You Should Do This: Floor Press

The Floor Press:

It’s nothing more than a bench press without the bench. <—like you couldn’t figure that one out. 

Why It’s Awesome:

  • Limits the range of motion at the shoulder joint. It’s pretty hard to “dump” (approximation the Humerus) the shoulder forward with these.
  • MUCH easier on the lower back than the bench press cause the legs are out of the equation.
  • The floor provides MUCH better feedback than the bench for maintaining shoulder tightness (packing) and driving the shoulders down into the ground to press the weight.

Full Pause or Touch and Go? 

Either….

Full Pause Floor presses are GREAT for building speed, starting strength and learning to stay SUPER tight at the bottom of the bench.

If you pause on the floor and  lose ANY tension…

YOU AINT MOVING THAT WEIGHT. 

Stay tight?

It flies up. 

Touch and go:

You can get tons of volume without the stress on the shoulders and low back that you can get with the bench..<—-if you’ve ever been “arched out” you know what I’m saying..
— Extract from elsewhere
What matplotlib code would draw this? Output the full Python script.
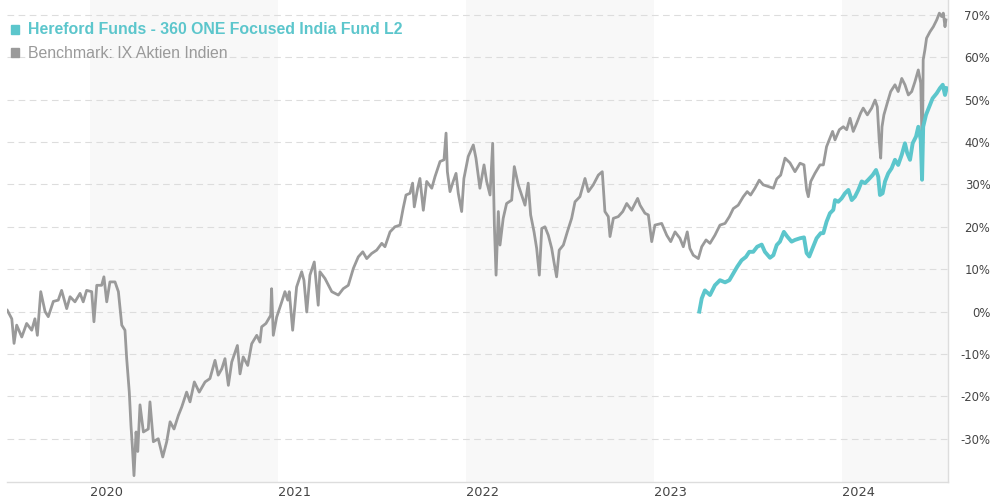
import matplotlib
matplotlib.use("Agg")
import matplotlib.pyplot as plt
from matplotlib.patches import Rectangle

# Benchmark: IX Aktien Indien (decimal year, performance in %)
bench_t = [
    2019.560, 2019.584, 2019.596, 2019.610, 2019.637, 2019.663, 2019.690, 2019.707,
    2019.720, 2019.738, 2019.761, 2019.778, 2019.805, 2019.831, 2019.849, 2019.876,
    2019.894, 2019.920, 2019.947, 2019.964, 2019.982, 2020.009, 2020.021, 2020.036,
    2020.062, 2020.074, 2020.089, 2020.106, 2020.133, 2020.151, 2020.169, 2020.186,
    2020.195, 2020.209, 2020.218, 2020.225, 2020.234, 2020.245, 2020.254, 2020.266,
    2020.284, 2020.310, 2020.319, 2020.337, 2020.363, 2020.387, 2020.408, 2020.426,
    2020.447, 2020.470, 2020.488, 2020.514, 2020.532, 2020.555, 2020.581, 2020.612,
    2020.638, 2020.665, 2020.682, 2020.701, 2020.718, 2020.736, 2020.754, 2020.784,
    2020.798, 2020.815, 2020.839, 2020.860, 2020.887, 2020.904, 2020.913, 2020.936,
    2020.961, 2020.966, 2020.975, 2020.993, 2021.020, 2021.037, 2021.052, 2021.060,
    2021.078, 2021.099, 2021.126, 2021.138, 2021.153, 2021.170, 2021.193, 2021.214,
    2021.223, 2021.250, 2021.286, 2021.321, 2021.347, 2021.374, 2021.401, 2021.427,
    2021.451, 2021.472, 2021.498, 2021.525, 2021.552, 2021.569, 2021.596, 2021.622,
    2021.649, 2021.666, 2021.681, 2021.702, 2021.716, 2021.725, 2021.743, 2021.755,
    2021.773, 2021.791, 2021.818, 2021.835, 2021.862, 2021.883, 2021.894, 2021.901,
    2021.915, 2021.932, 2021.947, 2021.959, 2021.977, 2021.989, 2022.012, 2022.039,
    2022.053, 2022.074, 2022.096, 2022.110, 2022.128, 2022.142, 2022.151, 2022.160,
    2022.172, 2022.181, 2022.198, 2022.216, 2022.243, 2022.257, 2022.278, 2022.296,
    2022.314, 2022.331, 2022.344, 2022.362, 2022.376, 2022.390, 2022.403, 2022.420,
    2022.438, 2022.456, 2022.468, 2022.482, 2022.496, 2022.518, 2022.539, 2022.562,
    2022.580, 2022.606, 2022.633, 2022.651, 2022.677, 2022.704, 2022.725, 2022.739,
    2022.757, 2022.766, 2022.784, 2022.810, 2022.834, 2022.855, 2022.881, 2022.913,
    2022.926, 2022.952, 2022.970, 2022.988, 2023.005, 2023.041, 2023.068, 2023.089,
    2023.112, 2023.138, 2023.156, 2023.177, 2023.191, 2023.209, 2023.236, 2023.254,
    2023.277, 2023.298, 2023.324, 2023.351, 2023.378, 2023.401, 2023.422, 2023.448,
    2023.475, 2023.496, 2023.514, 2023.537, 2023.560, 2023.581, 2023.608, 2023.635,
    2023.653, 2023.674, 2023.697, 2023.723, 2023.750, 2023.777, 2023.798, 2023.812,
    2023.821, 2023.834, 2023.856, 2023.883, 2023.901, 2023.918, 2023.932, 2023.950,
    2023.963, 2023.986, 2024.007, 2024.025, 2024.043, 2024.060, 2024.078, 2024.099,
    2024.113, 2024.135, 2024.158, 2024.176, 2024.188, 2024.198, 2024.206, 2024.213,
    2024.223, 2024.241, 2024.259, 2024.282, 2024.299, 2024.318, 2024.335, 2024.353,
    2024.371, 2024.388, 2024.406, 2024.419, 2024.428, 2024.432, 2024.441, 2024.450,
    2024.468, 2024.486, 2024.504, 2024.518, 2024.530, 2024.539, 2024.548, 2024.553,
]
bench_v = [
    0.3, -1.7, -7.5, -3.2, -6.0, -2.8, -4.4, -1.7,
    -5.6, 4.7, 0.0, -1.2, 2.4, 2.7, 5.0, 0.7,
    3.5, 2.3, 4.3, 2.3, 5.0, 4.7, -2.4, 6.2,
    6.2, 8.2, 2.3, 7.0, 7.0, 4.7, -3.2, -4.4,
    -11.0, -19.0, -26.9, -31.6, -38.7, -28.4, -33.0, -22.0,
    -28.4, -27.7, -21.3, -30.7, -30.0, -34.3, -30.7, -26.0,
    -27.7, -24.5, -22.5, -19.0, -21.3, -16.6, -19.0, -16.6,
    -15.8, -11.5, -15.0, -13.5, -11.1, -17.4, -11.9, -8.0,
    -14.7, -10.7, -12.7, -7.6, -5.6, -7.2, -3.6, -2.8,
    -0.9, 5.4, -5.6, -1.3, 2.3, 4.7, 2.7, 4.7,
    -4.4, 5.8, 9.4, 7.4, -0.1, 8.6, 11.7, 1.5,
    9.4, 7.8, 4.7, 3.9, 5.4, 6.2, 10.2, 12.9,
    14.1, 12.5, 13.7, 14.5, 16.1, 15.3, 18.8, 20.0,
    20.4, 24.4, 27.5, 27.9, 30.3, 24.7, 29.1, 31.4,
    23.9, 30.7, 29.1, 31.8, 35.4, 35.8, 42.1, 33.0,
    28.3, 30.7, 32.6, 27.9, 23.6, 31.4, 36.6, 39.3,
    36.2, 29.1, 34.6, 30.7, 27.5, 39.7, 20.4, 8.6,
    23.6, 15.7, 22.0, 25.5, 26.3, 34.2, 29.9, 27.5,
    25.1, 30.3, 22.8, 18.8, 14.9, 8.6, 19.6, 20.0,
    18.0, 14.9, 11.7, 8.2, 14.5, 15.7, 18.8, 22.0,
    25.9, 27.1, 31.4, 28.3, 29.9, 32.2, 33.0, 23.6,
    22.4, 17.7, 22.0, 22.4, 23.6, 25.5, 23.9, 26.7,
    25.1, 23.2, 22.8, 16.5, 20.4, 20.8, 18.0, 16.5,
    18.8, 17.3, 15.3, 18.8, 14.9, 13.3, 12.5, 15.3,
    16.9, 16.1, 18.0, 20.4, 20.8, 22.4, 24.3, 25.1,
    27.1, 28.3, 27.5, 29.1, 31.0, 29.9, 29.5, 29.1,
    31.3, 32.2, 36.2, 35.1, 33.0, 35.0, 34.6, 28.7,
    27.1, 30.7, 32.6, 34.6, 34.6, 38.9, 40.5, 42.5,
    40.5, 42.9, 43.6, 42.9, 45.6, 42.5, 44.4, 46.8,
    48.0, 46.4, 48.0, 49.9, 48.3, 40.5, 36.2, 43.6,
    46.4, 49.2, 51.9, 53.5, 51.9, 55.0, 53.5, 51.1,
    51.9, 54.2, 57.0, 53.9, 36.0, 59.4, 61.7, 64.5,
    66.0, 67.2, 68.8, 70.4, 69.6, 70.4, 67.2, 68.8,
]

# Hereford Funds - 360 ONE Focused India Fund L2
fund_t = [
    2023.241, 2023.254, 2023.271, 2023.298, 2023.324, 2023.351, 2023.378, 2023.401,
    2023.422, 2023.443, 2023.466, 2023.489, 2023.507, 2023.528, 2023.549, 2023.573,
    2023.590, 2023.617, 2023.635, 2023.653, 2023.670, 2023.691, 2023.709, 2023.732,
    2023.750, 2023.777, 2023.798, 2023.812, 2023.826, 2023.844, 2023.865, 2023.887,
    2023.901, 2023.918, 2023.936, 2023.954, 2023.963, 2023.980, 2023.998, 2024.016,
    2024.034, 2024.052, 2024.069, 2024.087, 2024.105, 2024.122, 2024.140, 2024.163,
    2024.181, 2024.193, 2024.202, 2024.216, 2024.229, 2024.246, 2024.264, 2024.282,
    2024.299, 2024.318, 2024.335, 2024.347, 2024.362, 2024.376, 2024.394, 2024.406,
    2024.419, 2024.426, 2024.432, 2024.447, 2024.464, 2024.482, 2024.504, 2024.521,
    2024.536, 2024.548, 2024.557,
]
fund_v = [
    0.0, 3.1, 5.0, 3.9, 6.2, 7.4, 6.9, 7.4,
    9.0, 10.6, 12.1, 12.9, 14.1, 14.1, 15.3, 15.8,
    14.1, 12.7, 13.3, 15.7, 16.5, 18.8, 17.7, 16.5,
    16.9, 17.3, 17.5, 13.8, 13.0, 15.0, 17.3, 18.5,
    18.5, 21.2, 23.2, 24.0, 26.3, 25.9, 26.7, 27.9,
    28.7, 26.3, 27.1, 28.7, 30.7, 30.3, 31.1, 32.2,
    33.4, 31.8, 27.5, 27.9, 30.7, 32.6, 33.8, 35.8,
    34.6, 37.0, 39.7, 37.4, 35.8, 39.7, 41.3, 43.6,
    40.5, 31.1, 43.6, 46.4, 48.3, 50.3, 51.5, 52.7,
    53.5, 51.1, 52.7,
]

years = [2020, 2021, 2022, 2023, 2024]
y_ticks = [-30, -20, -10, 0, 10, 20, 30, 40, 50, 60, 70]

fund_name = "Hereford Funds - 360 ONE Focused India Fund L2"
bench_name = "Benchmark: IX Aktien Indien"

teal = "#5cc6cc"
grey = "#9a9a9a"

fig = plt.figure(figsize=(9.9, 5.0), dpi=100)
ax = fig.add_axes([7 / 990, 18 / 500, 941 / 990, 482 / 500])

x0, x1 = 2019.5585, 2024.564
ax.set_xlim(x0, x1)
ax.set_ylim(-40.2, 73.5)

# shaded alternate years
for yr in [2020, 2022, 2024]:
    ax.axvspan(yr, min(yr + 1, x1), color="#f8f8f8", zorder=0, lw=0)

for v in y_ticks:
    ax.axhline(v, color="#dddddd", lw=0.8, ls=(0, (6, 4)), zorder=1)

ax.plot(bench_t, bench_v, color=grey, lw=2.0, zorder=3)
ax.plot(fund_t, fund_v, color=teal, lw=2.8, zorder=4)

for s in ["top", "left"]:
    ax.spines[s].set_visible(False)
for s in ["right", "bottom"]:
    ax.spines[s].set_color("#dddddd")
    ax.spines[s].set_linewidth(1.0)

ax.yaxis.tick_right()
ax.set_yticks(y_ticks)
ax.set_yticklabels([f"{v}%" for v in y_ticks])
ax.tick_params(axis="y", length=0, pad=30.5, labelsize=8.4, labelcolor="#444444")
for lbl in ax.get_yticklabels():
    lbl.set_horizontalalignment("right")

ax.set_xticks(years)
ax.set_xticklabels([str(y) for y in years])
ax.tick_params(axis="x", length=0, pad=3, labelsize=9.3, labelcolor="#444444")
for lbl in ax.get_xticklabels():
    lbl.set_horizontalalignment("left")

# legend at top left
fig.patches.append(Rectangle((11 / 990, 1 - 34 / 500), 8 / 990, 9 / 500,
                             transform=fig.transFigure, color=teal, zorder=5))
fig.patches.append(Rectangle((11 / 990, 1 - 57 / 500), 8 / 990, 9 / 500,
                             transform=fig.transFigure, color=grey, zorder=5))
fig.text(28 / 990, 1 - 30 / 500, fund_name, color=teal, fontsize=11.4,
         fontweight="bold", family="Liberation Sans", va="center", ha="left")
fig.text(28 / 990, 1 - 53 / 500, bench_name, color=grey, fontsize=11.4,
         family="Liberation Sans", va="center", ha="left")

fig.savefig("out.png", dpi=100)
So it’s really not a question of full pause vs touch and go, but instead, what are you trying to accomplish.

Key Points:

  • Start tight, finish tight.
  • Shoulders should NEVER come off the ground or rise up towards the ears.
  • Vertical forearms the WHOLE time.
  • Heels, Heels, Heels. always press BOTH into the ground.
  • NEVER cross your legs…it shifts your hips and hence your spine is slightly torqued at the hips and things like to move up and downstream. Do you really want a rotated spine when there is no need?
  • Elbows need to come all the way down to the floor. None of that I kinda touched the upper triceps and pressed back up stuff…
  • VERTICAL FOREARM THROUGHOUT. Don’t flex that elbow, 90 degree elbow angle at the bottom. <–you don’t want the bells pointed at your face on the bottom.

 

What Do TIGHT Shoulders Look Like? 

This:

Not This: 

Floor Press Variations You’ll Maybe Like Love:

Full Pause:

Pete Rubish, absolutely killing a ton of weight. 

The KEY to these is to STAY TIGHT.

NEVER, EVVVVVVVVVVVVER relax on the floor.

The goal is to come to a full stop while maintaining maximal tightness through the whole body.

This means:

  • Shoulders packed tight
  • Lats on (hands screwed into the bar)
  • Breath held in the chest and belly.
  • Glutes tight
  • Feet pressing into the floor.
  • CRUSHING the bar.

Touch and Go:

Lightly, as in, not slamming your elbows into the floor and bouncing off the bottom, tap the floor and GO.

BTW: when you’re pressing the bar or bells, don’t think about pushing the bar away from your chest. Think about pressing yourself away (shoulders down) from the bar.

Dumbbell:

If pressing with a bar bothers your shoulders…try these.

Still an issue?

Move to a Neutral grip.

Still hurt?

Fix your damn shoulders or just accept reality and dominate pushups.

Single Arm:

Upper chest killers….just remember to keep the shoulders, both of em, driving into the floor.

In Praise of the Floor Press as a Bench Builder:

This is 100% my experience.

The floor press is the best bench press indicator exercise for most people.

For me, and most of my clients, when the floor press goes up, so does the bench.